Recuperar a capacidade de ter a produção próxima dos mercados é um imperativo, por razões de soberania, ditado pelas fragilidades, já percebidas pela União Europeia, associadas a cadeias de abastecimento longas e pelos respetivos custos, nomeadamente económicos.

Esta mensagem foi deixada na Procurement Conferência 2025, realizada esta segunda-feira, 6 de outubro, pelo diretor académico do Procurement & Global Sourcing Program da Nova SBE Executive Education, Pedro Silva Caldeira. E foi deixada no âmbito do debate que moderou sobre o tema “O procurement e a cadeia de valor que tremos e a que precisamos: o despertar industrial de Portugal.

Para este debate concorreram António Grilo, presidente da Agência Nacional de Inovação (ANI); César Pestana, presidente da eSPap – Entidade de Serviços Partilhados da Administração Pública; e Manuela Patrício, diretora de Negócio Portuário e Logística do Porto de Lisboa.

Desafiada a pronunciar-se sobre o potencial dos portos portugueses como aceleradores da industrialização, Manuela Patrício começou por dar conta de que a infraestrutura de Lisboa enfrenta alguns constrangimentos decorrentes da elevada idade dos terminais, mas também da fragilidade nas ligações intermodais. E isto porque, em Lisboa, 90% da mercadoria é escoada por rodovia, um cenário partilhado com Setúbal e Leixões, nomeadamente.

No entanto, comentou que os portos estão preparados para o futuro e que, num país marítimo como Portugal, têm de ser o elo fundamental da industrialização. As necessidades – disse – estão elencadas e é nesse contexto que surge a estratégia Portos 5+, recentemente lançada pelo governo.

Impõe-se, assim, o aumento da ligação a outros meios de transporte que não os rodoviários, mas também investimento na sustentabilidade, em particular na eletrificação da própria infraestrutura e do abastecimento dos navios. Em Lisboa, está, aliás, a ser construída uma subestação porque não há energia suficiente para esse efeito.

Outros são os desafios da central de compras da administração pública, com o seu presidente a destacar o elevado nível de regulação como um fator que acrescenta complexidade à contratação pública. E que colide com o desejo de simplificação e de aceleração dos processos. César Pestana precisou que o tempo de implementação dos regulamentos, em particular da transposição das diretivas comunitárias, gera frustração em que trabalha na área.

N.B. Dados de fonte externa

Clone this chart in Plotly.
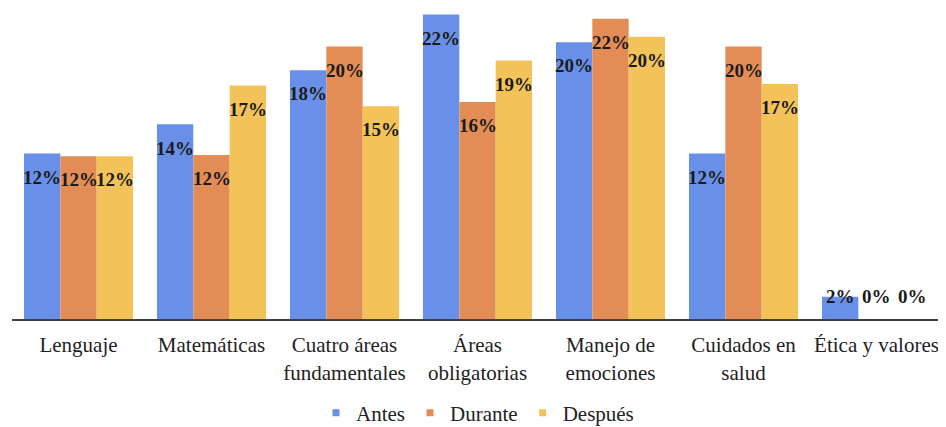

“Precisamos de tempos mais rápidos e de simplificar”, advogou, para reconhecer, no entanto, que, ao mesmo tempo, são necessários processos que garantam que não há interferência humana na decisão, sob pena de falta de transparência. Impõe-se, assim, um exercício de equilíbrio entre garantias e flexibilidade.

Na ótica do gestor, vigora uma atitude construtiva face a estes processos, não se podendo esquecer que a contratação pública representa entre 15 a 20% do PIB, dependendo do país, valor este que só por si motiva a desenvolver processos de melhoria. Até porque – notou – a contratação pública tem um efeito de arrasto.

Por sua vez, o presidente da ANI focou-se nos desafios associados à industrialização, para defender que, face às tensões geopolíticas atuais, com impacto a nível europeu e nacional, é essencial olhar para as boas práticas estabelecidas e mudar a lógica de pensar. E, entre as dimensões que requerem um foco especial, destacou as matérias-primas críticas e a tecnologia, ambos fatores de soberania.

A Europa – preconizou – tem de ter a capacidade de dominar a cadeia de abastecimento nestes dois domínios, nomeadamente as matérias-primas raras para a indústria de semicondutores e as tecnologias digitais, mas também as que têm a ver com a aeronáutica e a mobilidade aérea autónoma. São setores que – disse – vão merecer uma proteção especial a nível comunitário.

Na ótica de António Grilo, as empresas têm de começar a produzir na Europa, e em Portugal especificamente, produtos e componentes que garantam o domínio de um conjunto de matérias-primas com “um enorme potencial do ponto de vista económico para o objetivo de industrialização”.